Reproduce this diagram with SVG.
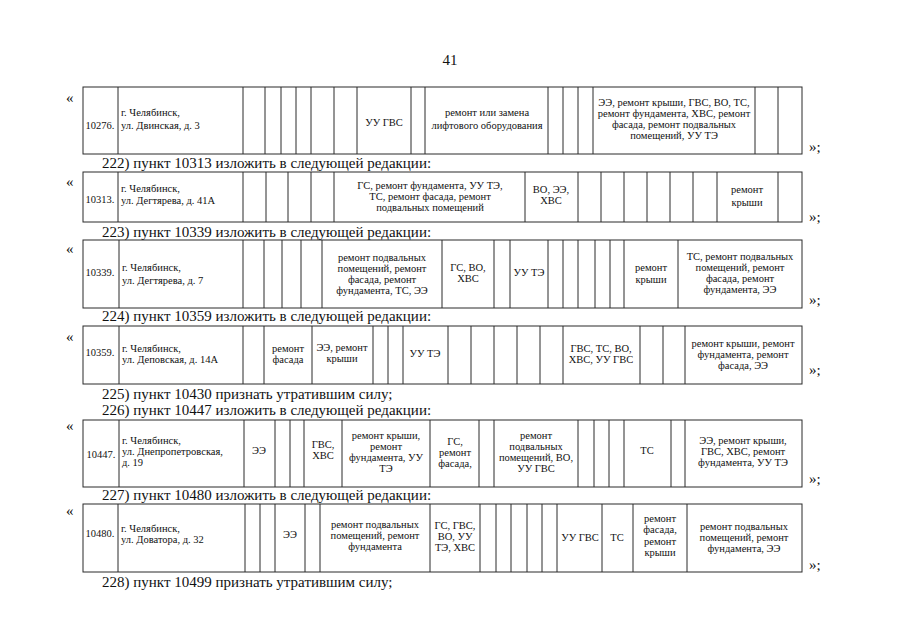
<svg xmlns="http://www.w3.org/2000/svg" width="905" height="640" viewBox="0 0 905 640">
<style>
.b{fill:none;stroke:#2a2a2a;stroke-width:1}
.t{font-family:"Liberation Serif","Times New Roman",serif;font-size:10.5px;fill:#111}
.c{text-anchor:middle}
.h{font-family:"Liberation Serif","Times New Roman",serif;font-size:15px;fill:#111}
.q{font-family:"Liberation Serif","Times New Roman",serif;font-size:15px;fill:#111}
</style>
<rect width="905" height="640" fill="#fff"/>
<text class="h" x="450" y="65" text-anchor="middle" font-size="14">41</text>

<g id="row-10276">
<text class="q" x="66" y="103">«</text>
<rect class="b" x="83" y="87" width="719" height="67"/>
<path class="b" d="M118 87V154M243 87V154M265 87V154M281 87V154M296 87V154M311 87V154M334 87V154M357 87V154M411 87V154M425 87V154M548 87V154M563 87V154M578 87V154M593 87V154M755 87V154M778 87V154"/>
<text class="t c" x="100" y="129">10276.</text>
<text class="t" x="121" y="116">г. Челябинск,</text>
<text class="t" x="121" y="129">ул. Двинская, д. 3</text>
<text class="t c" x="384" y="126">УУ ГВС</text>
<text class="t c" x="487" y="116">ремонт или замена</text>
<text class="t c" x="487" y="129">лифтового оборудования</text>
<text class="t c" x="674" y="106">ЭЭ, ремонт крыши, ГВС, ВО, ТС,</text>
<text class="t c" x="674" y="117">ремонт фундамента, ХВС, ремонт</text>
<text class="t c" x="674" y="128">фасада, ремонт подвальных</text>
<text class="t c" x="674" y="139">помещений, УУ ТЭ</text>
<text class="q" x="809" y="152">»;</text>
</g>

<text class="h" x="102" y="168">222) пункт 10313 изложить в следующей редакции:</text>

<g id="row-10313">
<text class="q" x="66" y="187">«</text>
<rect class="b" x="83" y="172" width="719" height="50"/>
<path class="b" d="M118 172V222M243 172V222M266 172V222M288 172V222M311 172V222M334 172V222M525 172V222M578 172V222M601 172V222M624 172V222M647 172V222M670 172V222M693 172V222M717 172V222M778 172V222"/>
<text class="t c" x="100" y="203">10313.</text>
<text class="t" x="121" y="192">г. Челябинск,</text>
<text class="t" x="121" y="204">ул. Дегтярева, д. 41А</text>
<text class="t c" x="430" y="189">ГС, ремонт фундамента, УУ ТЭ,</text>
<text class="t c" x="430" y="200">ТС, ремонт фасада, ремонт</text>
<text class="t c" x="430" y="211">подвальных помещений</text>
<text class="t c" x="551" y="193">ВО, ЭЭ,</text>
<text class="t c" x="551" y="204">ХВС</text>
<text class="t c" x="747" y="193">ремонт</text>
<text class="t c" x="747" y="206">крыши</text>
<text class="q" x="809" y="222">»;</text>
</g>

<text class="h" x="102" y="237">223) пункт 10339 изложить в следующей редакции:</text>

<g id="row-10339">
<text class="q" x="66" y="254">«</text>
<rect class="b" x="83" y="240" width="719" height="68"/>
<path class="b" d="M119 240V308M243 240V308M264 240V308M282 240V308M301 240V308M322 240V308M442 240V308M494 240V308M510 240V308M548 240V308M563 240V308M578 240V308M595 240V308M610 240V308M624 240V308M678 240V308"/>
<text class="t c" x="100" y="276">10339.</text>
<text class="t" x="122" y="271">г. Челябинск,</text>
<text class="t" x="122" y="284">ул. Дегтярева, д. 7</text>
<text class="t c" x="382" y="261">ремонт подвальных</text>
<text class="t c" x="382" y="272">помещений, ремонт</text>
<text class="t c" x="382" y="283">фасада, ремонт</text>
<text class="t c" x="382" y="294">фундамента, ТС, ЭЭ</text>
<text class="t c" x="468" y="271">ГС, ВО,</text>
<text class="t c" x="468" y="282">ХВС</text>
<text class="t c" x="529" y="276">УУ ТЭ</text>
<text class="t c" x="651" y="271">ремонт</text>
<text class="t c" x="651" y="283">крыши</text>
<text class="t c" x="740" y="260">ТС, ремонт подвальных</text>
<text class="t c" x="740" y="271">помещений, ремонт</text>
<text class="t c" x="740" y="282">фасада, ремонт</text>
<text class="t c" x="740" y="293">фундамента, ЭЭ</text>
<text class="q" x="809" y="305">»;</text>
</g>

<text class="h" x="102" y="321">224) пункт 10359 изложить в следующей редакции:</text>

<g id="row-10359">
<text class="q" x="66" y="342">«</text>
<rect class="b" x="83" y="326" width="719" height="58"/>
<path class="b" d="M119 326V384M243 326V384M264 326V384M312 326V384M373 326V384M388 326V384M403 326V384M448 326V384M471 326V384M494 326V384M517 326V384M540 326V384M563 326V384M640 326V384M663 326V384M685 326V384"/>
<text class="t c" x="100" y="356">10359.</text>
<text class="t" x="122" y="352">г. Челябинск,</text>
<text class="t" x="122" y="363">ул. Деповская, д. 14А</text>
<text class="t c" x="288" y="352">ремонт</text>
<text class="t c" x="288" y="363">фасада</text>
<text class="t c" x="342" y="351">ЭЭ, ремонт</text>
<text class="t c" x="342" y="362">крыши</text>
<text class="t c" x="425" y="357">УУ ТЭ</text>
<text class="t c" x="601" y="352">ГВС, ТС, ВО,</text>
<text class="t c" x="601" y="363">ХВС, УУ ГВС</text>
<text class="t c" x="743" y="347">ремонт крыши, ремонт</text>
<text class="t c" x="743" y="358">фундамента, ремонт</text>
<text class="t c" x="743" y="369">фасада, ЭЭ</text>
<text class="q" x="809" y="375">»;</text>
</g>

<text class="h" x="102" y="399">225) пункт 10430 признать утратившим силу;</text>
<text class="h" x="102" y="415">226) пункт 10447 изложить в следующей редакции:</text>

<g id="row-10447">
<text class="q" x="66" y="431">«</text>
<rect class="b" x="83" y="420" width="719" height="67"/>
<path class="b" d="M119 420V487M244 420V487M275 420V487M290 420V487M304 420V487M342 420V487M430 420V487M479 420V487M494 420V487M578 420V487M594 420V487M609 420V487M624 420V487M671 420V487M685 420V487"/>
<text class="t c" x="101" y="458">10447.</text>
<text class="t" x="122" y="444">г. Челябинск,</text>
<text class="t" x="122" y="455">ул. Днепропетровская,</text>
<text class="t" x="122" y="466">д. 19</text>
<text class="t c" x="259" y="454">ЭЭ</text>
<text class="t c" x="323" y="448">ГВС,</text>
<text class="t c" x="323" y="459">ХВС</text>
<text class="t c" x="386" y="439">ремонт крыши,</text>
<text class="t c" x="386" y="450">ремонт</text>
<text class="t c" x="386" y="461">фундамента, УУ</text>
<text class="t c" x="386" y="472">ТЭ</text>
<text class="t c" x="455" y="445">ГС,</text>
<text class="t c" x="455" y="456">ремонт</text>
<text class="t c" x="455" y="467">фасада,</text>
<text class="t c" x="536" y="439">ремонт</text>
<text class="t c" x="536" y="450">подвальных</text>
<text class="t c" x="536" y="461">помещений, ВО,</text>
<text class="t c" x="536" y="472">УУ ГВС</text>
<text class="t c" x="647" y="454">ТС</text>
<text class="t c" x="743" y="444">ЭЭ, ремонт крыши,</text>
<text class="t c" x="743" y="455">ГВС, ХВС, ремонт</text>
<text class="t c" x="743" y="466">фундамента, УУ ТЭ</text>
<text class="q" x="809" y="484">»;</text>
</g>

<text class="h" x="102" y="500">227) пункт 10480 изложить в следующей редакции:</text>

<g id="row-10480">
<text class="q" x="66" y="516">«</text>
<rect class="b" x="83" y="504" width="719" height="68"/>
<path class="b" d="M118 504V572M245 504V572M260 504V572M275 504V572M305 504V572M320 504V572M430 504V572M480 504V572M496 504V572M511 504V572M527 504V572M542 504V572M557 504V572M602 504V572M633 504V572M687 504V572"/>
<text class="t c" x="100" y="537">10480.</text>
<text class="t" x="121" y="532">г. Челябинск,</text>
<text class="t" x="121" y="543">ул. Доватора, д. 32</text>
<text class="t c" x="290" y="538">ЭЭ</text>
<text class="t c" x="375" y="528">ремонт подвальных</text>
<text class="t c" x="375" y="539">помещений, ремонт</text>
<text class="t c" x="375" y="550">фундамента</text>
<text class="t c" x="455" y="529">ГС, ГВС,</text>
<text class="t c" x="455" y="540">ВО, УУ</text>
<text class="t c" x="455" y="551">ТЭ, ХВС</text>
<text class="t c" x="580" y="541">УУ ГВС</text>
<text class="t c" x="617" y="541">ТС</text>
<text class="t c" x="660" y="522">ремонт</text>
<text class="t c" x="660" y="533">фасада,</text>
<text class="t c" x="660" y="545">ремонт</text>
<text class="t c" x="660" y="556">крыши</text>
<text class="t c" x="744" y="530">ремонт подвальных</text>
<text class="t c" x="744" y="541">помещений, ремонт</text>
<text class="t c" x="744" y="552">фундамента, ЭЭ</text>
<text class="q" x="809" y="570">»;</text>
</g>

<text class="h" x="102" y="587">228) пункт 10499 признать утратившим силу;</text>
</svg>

━━━━━━━━

### What is needed
Leave the pictures out and reproduce exactly the lines from the top of the listing above through the line with "10313 изложить в следующей редакции:</text>".

### Solution to this problem
Reproduce this diagram with SVG.
<svg xmlns="http://www.w3.org/2000/svg" width="905" height="640" viewBox="0 0 905 640">
<style>
.b{fill:none;stroke:#2a2a2a;stroke-width:1}
.t{font-family:"Liberation Serif","Times New Roman",serif;font-size:10.5px;fill:#111}
.c{text-anchor:middle}
.h{font-family:"Liberation Serif","Times New Roman",serif;font-size:15px;fill:#111}
.q{font-family:"Liberation Serif","Times New Roman",serif;font-size:15px;fill:#111}
</style>
<rect width="905" height="640" fill="#fff"/>
<text class="h" x="450" y="65" text-anchor="middle" font-size="14">41</text>

<g id="row-10276">
<text class="q" x="66" y="103">«</text>
<rect class="b" x="83" y="87" width="719" height="67"/>
<path class="b" d="M118 87V154M243 87V154M265 87V154M281 87V154M296 87V154M311 87V154M334 87V154M357 87V154M411 87V154M425 87V154M548 87V154M563 87V154M578 87V154M593 87V154M755 87V154M778 87V154"/>
<text class="t c" x="100" y="129">10276.</text>
<text class="t" x="121" y="116">г. Челябинск,</text>
<text class="t" x="121" y="129">ул. Двинская, д. 3</text>
<text class="t c" x="384" y="126">УУ ГВС</text>
<text class="t c" x="487" y="116">ремонт или замена</text>
<text class="t c" x="487" y="129">лифтового оборудования</text>
<text class="t c" x="674" y="106">ЭЭ, ремонт крыши, ГВС, ВО, ТС,</text>
<text class="t c" x="674" y="117">ремонт фундамента, ХВС, ремонт</text>
<text class="t c" x="674" y="128">фасада, ремонт подвальных</text>
<text class="t c" x="674" y="139">помещений, УУ ТЭ</text>
<text class="q" x="809" y="152">»;</text>
</g>

<text class="h" x="102" y="168">222) пункт 10313 изложить в следующей редакции:</text>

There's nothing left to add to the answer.